Rabbi's Weekly Message

A Message from Rabbi Peltz ~ Thursday, February 14

Recently we have seen anti-Semitic comments and insinuations made from leaders on the left and the right, with each quick to point out the sin of the other. Surely anti-Semitism must be called out and condemned no matter where it comes from, and we are grateful for those who have done so. But what I have found troubling is how quickly each side condemns the other, and yet how reticent each is to call out the anti-Semitism of their fellow partisans. This leads to a type of “gotcha” discourse that misses the dangerous point, which is that anti-Semitic remarks and tweets appear too frequently in our society from all sides. Given that it is Presidents’ weekend, it is worth revisiting the famous letter written by George Washington to the Jewish community of Newport, Rhode Island in August of 1790. This letter became well known for its succinct articulation of religious liberty in the new nation of America. Upon receiving a letter of congratulations from the Jewish community of Newport, the new President responded as follows: “It is now no more that toleration is spoken of, as if it were by the indulgence of one class of people, that another enjoyed the exercise of their inherent natural rights.

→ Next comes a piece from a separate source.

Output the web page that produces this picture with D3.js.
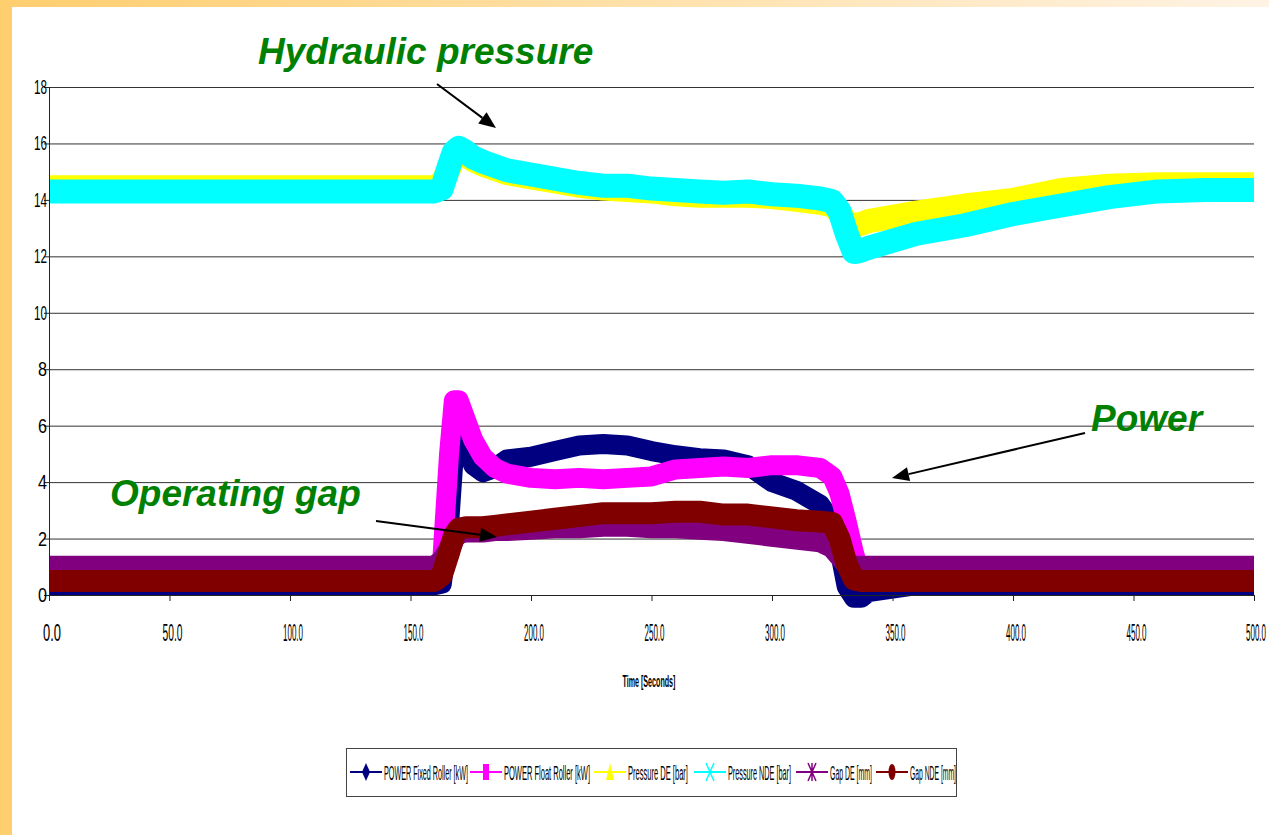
<!DOCTYPE html>
<html><head><meta charset="utf-8">
<script src="https://cdn.jsdelivr.net/npm/d3@7"></script>
<style>html,body{margin:0;padding:0;background:#fff;}svg{display:block;}</style>
</head><body>
<svg id="chart" width="1269" height="835"></svg>
<script>
// ---- data ----
const times = [0, 40, 80, 120, 160, 163, 166, 168, 170, 173, 176, 180, 185, 190, 200, 210, 220, 230, 240, 250, 260, 270, 280, 290, 300, 310, 320, 325, 328, 331, 334, 337, 340, 360, 380, 400, 420, 440, 460, 480, 500];
const powerFixed = [0.35, 0.35, 0.35, 0.35, 0.35, 0.4, 2.5, 5.0, 6.2, 5.3, 4.6, 4.35, 4.5, 4.8, 4.9, 5.1, 5.3, 5.35, 5.3, 5.1, 4.95, 4.85, 4.8, 4.6, 4.0, 3.7, 3.2, 2.6, 1.6, 0.3, -0.1, -0.1, 0.1, 0.35, 0.35, 0.35, 0.35, 0.35, 0.35, 0.35, 0.35];
const powerFloat = [0.5, 0.5, 0.5, 0.5, 0.5, 1.0, 5.0, 6.9, 6.9, 6.2, 5.5, 4.9, 4.5, 4.3, 4.15, 4.1, 4.15, 4.1, 4.15, 4.2, 4.45, 4.5, 4.55, 4.5, 4.6, 4.6, 4.5, 4.2, 3.6, 2.6, 1.5, 0.6, 0.5, 0.5, 0.5, 0.5, 0.5, 0.5, 0.5, 0.5, 0.5];
const pressureDE = [14.45, 14.45, 14.45, 14.45, 14.45, 14.6, 15.1, 15.5, 15.7, 15.6, 15.4, 15.25, 15.1, 14.95, 14.8, 14.65, 14.5, 14.4, 14.35, 14.3, 14.2, 14.15, 14.15, 14.15, 14.1, 14.0, 13.9, 13.8, 13.55, 13.2, 13.1, 13.15, 13.25, 13.55, 13.8, 14.0, 14.35, 14.5, 14.55, 14.55, 14.55];
const pressureNDE = [14.3, 14.3, 14.3, 14.3, 14.3, 14.4, 15.2, 15.7, 15.85, 15.7, 15.5, 15.35, 15.2, 15.05, 14.9, 14.75, 14.6, 14.5, 14.5, 14.4, 14.35, 14.3, 14.25, 14.3, 14.2, 14.15, 14.05, 13.95, 13.6, 12.8, 12.15, 12.2, 12.3, 12.8, 13.1, 13.5, 13.8, 14.1, 14.3, 14.35, 14.35];
const gapDE = [1.0, 1.0, 1.0, 1.0, 1.0, 1.2, 1.6, 2.0, 2.2, 2.25, 2.25, 2.25, 2.3, 2.3, 2.35, 2.4, 2.4, 2.45, 2.45, 2.4, 2.4, 2.35, 2.3, 2.2, 2.1, 2.0, 1.9, 1.7, 1.4, 1.1, 1.0, 1.0, 1.0, 1.0, 1.0, 1.0, 1.0, 1.0, 1.0, 1.0, 1.0];
const gapNDE = [0.5, 0.5, 0.5, 0.5, 0.5, 0.7, 1.5, 2.1, 2.35, 2.4, 2.4, 2.4, 2.45, 2.5, 2.6, 2.7, 2.8, 2.9, 2.9, 2.9, 2.95, 2.95, 2.85, 2.85, 2.75, 2.65, 2.6, 2.55, 2.0, 1.1, 0.55, 0.5, 0.5, 0.5, 0.5, 0.5, 0.5, 0.5, 0.5, 0.5, 0.5];

const seriesNames = ["POWER Fixed Roller [kW]", "POWER Float Roller [kW]", "Pressure DE [bar]", "Pressure NDE [bar]", "Gap DE [mm]", "Gap NDE [mm]"];
const xTicks = [0, 50, 100, 150, 200, 250, 300, 350, 400, 450, 500];
const xTickLabels = ["0.0", "50.0", "100.0", "150.0", "200.0", "250.0", "300.0", "350.0", "400.0", "450.0", "500.0"];
const yTicks = [0, 2, 4, 6, 8, 10, 12, 14, 16, 18];
const xTitle = "Time [Seconds]";
const annotations = ["Hydraulic pressure", "Power", "Operating gap"];

// ---- styles ----
const colors = ["#000080", "#FF00FF", "#FFFF00", "#00FFFF", "#800080", "#800000"];
const widths = [20, 20, 24, 24, 22, 22];
const markers = ["diamond", "square", "triangle", "x", "star", "circle"];
const values = [powerFixed, powerFloat, pressureDE, pressureNDE, gapDE, gapNDE];

const svg = d3.select("#chart");
const W = 1269, H = 835;
const font = "'Liberation Sans', Arial, sans-serif";

// compressed text helper: natural text scaled horizontally to a width
function fitText(parent, str, x, y, width, size, anchor, weight) {
  const t = parent.append("text").attr("x", 0).attr("y", 0)
    .attr("font-family", font).attr("font-size", size)
    .attr("font-weight", weight || "normal").attr("fill", "#000").text(str);
  const len = t.node().getComputedTextLength();
  const s = width / len;
  const x0 = anchor === "middle" ? x - width / 2 : anchor === "end" ? x - width : x;
  t.attr("transform", `translate(${x0},${y}) scale(${s},1)`);
  return t;
}

// background / frame
const defs = svg.append("defs");
const grad = defs.append("linearGradient").attr("id", "topg").attr("x1", "0").attr("x2", "1").attr("y1", "0").attr("y2", "0");
grad.append("stop").attr("offset", "0").attr("stop-color", "#FFCE6E");
grad.append("stop").attr("offset", "1").attr("stop-color", "#FFF3E4");
svg.append("rect").attr("width", W).attr("height", H).attr("fill", "#fff");
svg.append("rect").attr("x", 0).attr("y", 0).attr("width", W).attr("height", 7).attr("fill", "url(#topg)");
svg.append("rect").attr("x", 0).attr("y", 0).attr("width", 12).attr("height", H).attr("fill", "#FFCE6E");

const x = d3.scaleLinear().domain([0, 500]).range([49, 1254]);
const y = d3.scaleLinear().domain([0, 18]).range([595, 87]);

// gridlines
svg.append("g").selectAll("line").data(yTicks.filter(d => d > 0)).join("line")
  .attr("x1", x(0)).attr("x2", x(500)).attr("y1", d => y(d) + 0.5).attr("y2", d => y(d) + 0.5)
  .attr("stroke", "#333").attr("stroke-width", 1);

// series
const line = d3.line().x((d, i) => x(times[i])).y(d => y(d));
values.forEach((vals, k) => {
  svg.append("path").datum(vals).attr("d", line)
    .attr("fill", "none").attr("stroke", colors[k]).attr("stroke-width", widths[k])
    .attr("stroke-linejoin", "round").attr("stroke-linecap", "butt");
});

// axes
const ax = svg.append("g").attr("stroke", "#222");
ax.append("line").attr("x1", x(0)).attr("x2", x(500)).attr("y1", y(0) + 0.5).attr("y2", y(0) + 0.5);
ax.append("line").attr("x1", x(0) + 0.5).attr("x2", x(0) + 0.5).attr("y1", y(18)).attr("y2", y(0));
ax.selectAll(".xt").data(xTicks).join("line").attr("class", "xt")
  .attr("x1", d => x(d) + 0.5).attr("x2", d => x(d) + 0.5).attr("y1", y(0)).attr("y2", y(0) + 6);
ax.selectAll(".yt").data(yTicks).join("line").attr("class", "yt")
  .attr("x1", x(0) - 5).attr("x2", x(0)).attr("y1", d => y(d) + 0.5).attr("y2", d => y(d) + 0.5);

const xl = svg.append("g");
xTicks.forEach((d, i) => {
  const cx = i === xTicks.length - 1 ? x(d) + 2 : x(d) + 3;
  fitText(xl, xTickLabels[i], cx, 641, i === 0 ? 18 : 20, 24, "middle");
});
const yl = svg.append("g");
yTicks.forEach(d => fitText(yl, String(d), 47, y(d) + 7, d >= 10 ? 13 : 9, 20, "end"));
fitText(svg, xTitle, 649, 687, 53, 16, "middle", "bold");

// annotations
const annPos = [[258, 64], [1091, 431], [110, 506]];
annotations.forEach((t, i) => {
  svg.append("text").attr("x", annPos[i][0]).attr("y", annPos[i][1])
    .attr("font-family", font).attr("font-size", 37).attr("font-weight", "bold").attr("font-style", "italic")
    .attr("fill", "#008000").text(t);
});
function arrow(x1, y1, x2, y2) {
  const a = Math.atan2(y2 - y1, x2 - x1), L = 17, Wd = 7;
  const bx = x2 - L * Math.cos(a), by = y2 - L * Math.sin(a);
  svg.append("line").attr("x1", x1).attr("y1", y1).attr("x2", bx).attr("y2", by).attr("stroke", "#000").attr("stroke-width", 2);
  const p = [[x2, y2], [bx + Wd * Math.sin(a), by - Wd * Math.cos(a)], [bx - Wd * Math.sin(a), by + Wd * Math.cos(a)]];
  svg.append("path").attr("d", "M" + p.map(q => q.join(",")).join("L") + "Z").attr("fill", "#000");
}
arrow(437, 84, 496, 128);
arrow(1085, 433, 892, 478);
arrow(376, 521, 497, 537);

// legend
const lg = svg.append("g");
lg.append("rect").attr("x", 346.5).attr("y", 748.5).attr("width", 610).attr("height", 48)
  .attr("fill", "#fff").attr("stroke", "#444").attr("stroke-width", 1);
const legX = [350, 470, 594, 694, 796, 876];
const legTextW = [84, 86, 60, 63, 42, 46];
const ly = 772;
seriesNames.forEach((n, k) => {
  const g = lg.append("g");
  const x0 = legX[k];
  g.append("line").attr("x1", x0).attr("x2", x0 + 32).attr("y1", ly).attr("y2", ly).attr("stroke", colors[k]).attr("stroke-width", 2);
  const cx = x0 + 16;
  const m = markers[k];
  if (m === "diamond") g.append("path").attr("d", `M${cx},${ly-9}L${cx+4},${ly}L${cx},${ly+9}L${cx-4},${ly}Z`).attr("fill", colors[k]);
  if (m === "square") g.append("rect").attr("x", cx - 3).attr("y", ly - 8).attr("width", 6).attr("height", 16).attr("fill", colors[k]);
  if (m === "triangle") g.append("path").attr("d", `M${cx},${ly-9}L${cx+4},${ly+8}L${cx-4},${ly+8}Z`).attr("fill", colors[k]);
  if (m === "x") g.append("path").attr("d", `M${cx-4},${ly-9}L${cx+4},${ly+9}M${cx+4},${ly-9}L${cx-4},${ly+9}`).attr("stroke", colors[k]).attr("stroke-width", 1.5);
  if (m === "star") g.append("path").attr("d", `M${cx-4},${ly-9}L${cx+4},${ly+9}M${cx+4},${ly-9}L${cx-4},${ly+9}M${cx},${ly-9}L${cx},${ly+9}`).attr("stroke", colors[k]).attr("stroke-width", 1.5);
  if (m === "circle") g.append("ellipse").attr("cx", cx).attr("cy", ly).attr("rx", 3.5).attr("ry", 8).attr("fill", colors[k]);
  fitText(g, n, x0 + 34, ly + 8, legTextW[k], 21, "start");
});
</script>
</body></html>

For, happily, the Government of the United States, which gives to bigotry no sanction, to persecution no assistance, requires only that they who live under its protection should demean themselves as good citizens, in giving it on all occasions their effectual support…” For 18th century Jewish immigrants from Europe, whose greatest hope was not for freedom, but “toleration,” this letter signaled a new paradigm. America would not just tolerate its Jews, but it would give them freedom to practice as they wished. Washington articulated a vision of a nation whose founders valued religious liberty for all people. This value is still yet to be achieved, but holding it up as an ideal gives us something to strive for. Both for our own Jewish community, and for other minority communities in our country. In a time when we see anti-Semitism and other forms of hatred continue to rear their ugly heads in our society, from the left and the right, Washington’s words challenge us: Do we give bigotry no sanction, persecution no assistance, regardless of where it comes from? Or do we make excuses and find reasons to let those who agree with us on other issues off the hook?